The dipole antenna structure 202 may include a first dipole antenna element 208 and a second dipole antenna element 210. The first dipole antenna element 208 and the second dipole antenna element 210 may be substantially similar conductive elements. For example, the first dipole antenna element 208 and the second dipole antenna element 210 may be two halves of the dipole antenna structure 202. In one implementation, the first dipole antenna element 208 may be a metal wire, a rod, and so forth. In another implementation, the first dipole antenna element 208 may be conductive material that is a square shape, a rectangle shape, a circular shape, and so forth. The second dipole antenna element 210 may be the same material and shape as the first dipole antenna element 208. In another implementation, the first dipole antenna element 208 and the second dipole antenna element 210 may be bilaterally symmetrical, where the first dipole antenna element 208 and the second dipole antenna element 210 are located on the same plane and axis 212 and are mirror images of each other.

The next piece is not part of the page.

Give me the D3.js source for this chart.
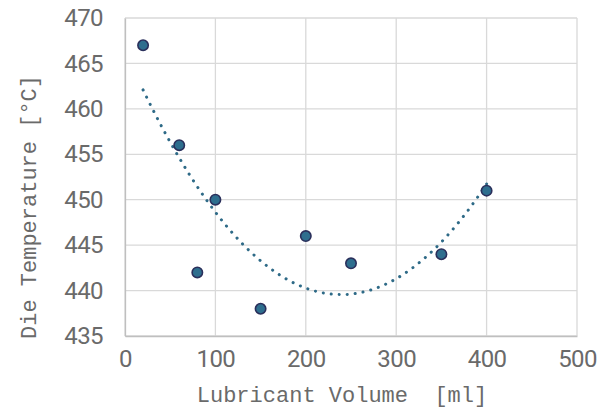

The dipole antenna structure 202 may be located on an outer surface of the first transparent layer 104. For example, the outer surface of the first transparent layer 104 may be an interior surface of a vehicle windshield and the dipole antennas structure 202 may be located on the interior of the vehicle windshield.
A feed point 214 may be connected to the first dipole antenna element 208 or the second dipole antenna element 210. In one implementation, the feed point 214 may be connected to a center of the dipole antenna structure 202 where the first dipole antenna element 208 and the second dipole antenna element 210 connect. In another implementation, the first dipole antenna element 208 and the second dipole antenna element 210 may be separated by a gap at the feed point 214 where a transmission line is connected to the first dipole antenna element 208 and the second dipole antenna element 210. The feed point 214 may be connected to a transmitter and may drive a current from the transmitter to the first dipole antenna element 208 and the second dipole antenna element 210.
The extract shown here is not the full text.